Jonah Hex
(2010) + The Mentalist – The Complete
Second Season (2009 - 2010/Warner DVDs)
Picture:
C+ Sound: B- Extras: C/C- Feature: C-/Episodes: C
Stories
about people with some sixth or seventh ability, whether it is the ability to
read the living and/or contact the dead.
However, the recent feature film of the DC Comics character Jonah Hex (2010) had a choice of using
the ability for the title character to contact the dead or not. That was a recent addition in the comic book
history of the character, so the Neveldine/Taylor team had a choice to include
it in the script and they did. Once
again, they botched a franchise.
In what
plays like a discarded script for the Wild,
Wild West movie (which itself really did use a discarded script from the
Tim Burton/Nicolas Cage Superman film that never happened), Hex has to take on
a cartoonish villain (John Malkovich getting an easy paycheck hamming it up),
Megan Fox plays “the girl” and Warner watched the film go over-budget from
reshoots, second guesses and even Josh Brolin (who can act) could not save the
film as the title character. Instead, it
follows a constricted formula that makes it feel more like Catwoman than Dark Knight,
the latter model of which it should have followed. Maybe they hoped it would be another Ghost Rider, but that did not happen
and if this had been made like a dark Western and Hex had no special powers,
the film could have delivered.
Director
Jimmy Hayward seems to have tried to make this work, but ultimately, it disappoints
and just does not stay with you. We have
seen worse and supporting actors like Michael Shannon and Michael Fassbinder
are ideal for this project, but too many things that could have gone wrong do.
In the
meantime, The Mentalist goes on as a
moderate hit TV show. If you are not
familiar with the show, we covered Season
One at this link:
http://www.fulvuedrive-in.com/review/9024/The+Mentalist+%E2%80%93+The+Co
The Complete Second Season is more of the same and there is
no real growth here in character development as the 23 hour-long (almost) shows
become more about soap opera conflicts than taking off like the show should
have.
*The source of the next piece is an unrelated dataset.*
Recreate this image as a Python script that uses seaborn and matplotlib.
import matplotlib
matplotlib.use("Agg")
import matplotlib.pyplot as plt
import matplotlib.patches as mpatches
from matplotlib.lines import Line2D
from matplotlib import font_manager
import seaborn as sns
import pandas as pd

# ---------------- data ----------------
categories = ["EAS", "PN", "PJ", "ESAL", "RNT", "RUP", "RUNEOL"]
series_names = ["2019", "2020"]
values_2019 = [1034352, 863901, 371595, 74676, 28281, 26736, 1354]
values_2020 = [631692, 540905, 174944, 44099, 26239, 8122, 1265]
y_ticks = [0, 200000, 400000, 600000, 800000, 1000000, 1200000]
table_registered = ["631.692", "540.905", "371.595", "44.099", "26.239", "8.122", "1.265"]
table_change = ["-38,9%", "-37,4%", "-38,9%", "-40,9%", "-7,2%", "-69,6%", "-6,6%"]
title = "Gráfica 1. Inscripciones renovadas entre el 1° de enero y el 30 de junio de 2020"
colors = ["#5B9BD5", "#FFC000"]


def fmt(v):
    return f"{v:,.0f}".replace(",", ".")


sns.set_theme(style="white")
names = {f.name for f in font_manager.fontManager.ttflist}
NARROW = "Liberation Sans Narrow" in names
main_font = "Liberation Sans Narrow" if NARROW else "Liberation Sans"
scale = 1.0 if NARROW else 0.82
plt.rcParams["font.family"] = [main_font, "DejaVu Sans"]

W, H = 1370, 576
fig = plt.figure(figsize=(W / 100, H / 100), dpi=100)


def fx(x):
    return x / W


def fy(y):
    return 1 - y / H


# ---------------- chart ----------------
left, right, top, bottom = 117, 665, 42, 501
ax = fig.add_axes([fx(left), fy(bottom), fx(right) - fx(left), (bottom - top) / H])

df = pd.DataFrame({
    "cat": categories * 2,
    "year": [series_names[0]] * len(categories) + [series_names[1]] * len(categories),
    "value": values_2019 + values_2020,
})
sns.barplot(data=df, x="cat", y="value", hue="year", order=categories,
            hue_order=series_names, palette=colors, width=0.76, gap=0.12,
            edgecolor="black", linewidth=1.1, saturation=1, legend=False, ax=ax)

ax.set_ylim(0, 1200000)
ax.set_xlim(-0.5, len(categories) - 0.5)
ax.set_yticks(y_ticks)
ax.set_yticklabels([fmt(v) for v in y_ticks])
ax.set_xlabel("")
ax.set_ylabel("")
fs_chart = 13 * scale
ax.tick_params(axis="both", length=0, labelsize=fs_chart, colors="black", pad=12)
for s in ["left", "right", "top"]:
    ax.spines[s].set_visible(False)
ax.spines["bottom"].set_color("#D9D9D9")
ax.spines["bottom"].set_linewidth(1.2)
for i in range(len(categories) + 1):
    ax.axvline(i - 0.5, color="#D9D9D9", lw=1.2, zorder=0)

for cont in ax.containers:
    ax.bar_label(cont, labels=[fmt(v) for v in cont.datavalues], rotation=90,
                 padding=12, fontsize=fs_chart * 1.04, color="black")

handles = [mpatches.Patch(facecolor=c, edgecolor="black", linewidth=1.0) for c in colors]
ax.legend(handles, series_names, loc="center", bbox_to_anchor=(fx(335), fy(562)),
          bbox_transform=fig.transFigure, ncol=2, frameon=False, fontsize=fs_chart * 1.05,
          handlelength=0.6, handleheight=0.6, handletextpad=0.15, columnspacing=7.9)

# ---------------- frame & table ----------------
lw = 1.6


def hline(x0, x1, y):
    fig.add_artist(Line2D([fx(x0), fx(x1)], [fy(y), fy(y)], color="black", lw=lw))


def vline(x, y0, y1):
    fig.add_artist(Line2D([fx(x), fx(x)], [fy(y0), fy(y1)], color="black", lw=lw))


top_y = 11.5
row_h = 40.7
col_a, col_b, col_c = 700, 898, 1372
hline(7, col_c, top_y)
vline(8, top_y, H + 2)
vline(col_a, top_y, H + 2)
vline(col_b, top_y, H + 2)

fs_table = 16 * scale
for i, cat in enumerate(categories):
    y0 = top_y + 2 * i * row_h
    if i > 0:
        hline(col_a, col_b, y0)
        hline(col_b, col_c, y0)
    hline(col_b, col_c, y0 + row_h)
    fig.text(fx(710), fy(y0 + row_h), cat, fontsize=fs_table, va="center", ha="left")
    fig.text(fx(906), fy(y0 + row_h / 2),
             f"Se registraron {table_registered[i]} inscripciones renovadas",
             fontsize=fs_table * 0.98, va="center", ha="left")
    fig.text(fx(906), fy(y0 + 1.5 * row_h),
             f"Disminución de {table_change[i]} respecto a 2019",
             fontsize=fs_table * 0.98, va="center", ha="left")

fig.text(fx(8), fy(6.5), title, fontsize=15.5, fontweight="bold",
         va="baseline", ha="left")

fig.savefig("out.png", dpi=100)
This might be safe, but I cannot see
this causing the show to last. Simon
Baker is good here, but I expected more and got less.
The anamorphically
enhanced 2.35 X 1 image on Hex and
1.78 X 1 on Mentalist are sadly on
par with each other, with both having softness, motion blur and limited
depth. Hex was shot in Super 35mm film format, but is so digitally gutted
and plastered with visual effects overkill that the money in actual sets,
locations and costumes is undermined and we doubt a Blu-ray would look much
better. Mentalist is simply the same old shaky camerawork again. The Dolby Digital 5.1 mix on both have
soundfields, but Hex seems to be sonically better, though limited by the old
lossy codec. Bet the Blu-ray sounds
better. Extras include Additional Scenes
on both, while Mentalist adds two
featurettes on the making of the show including its key concept.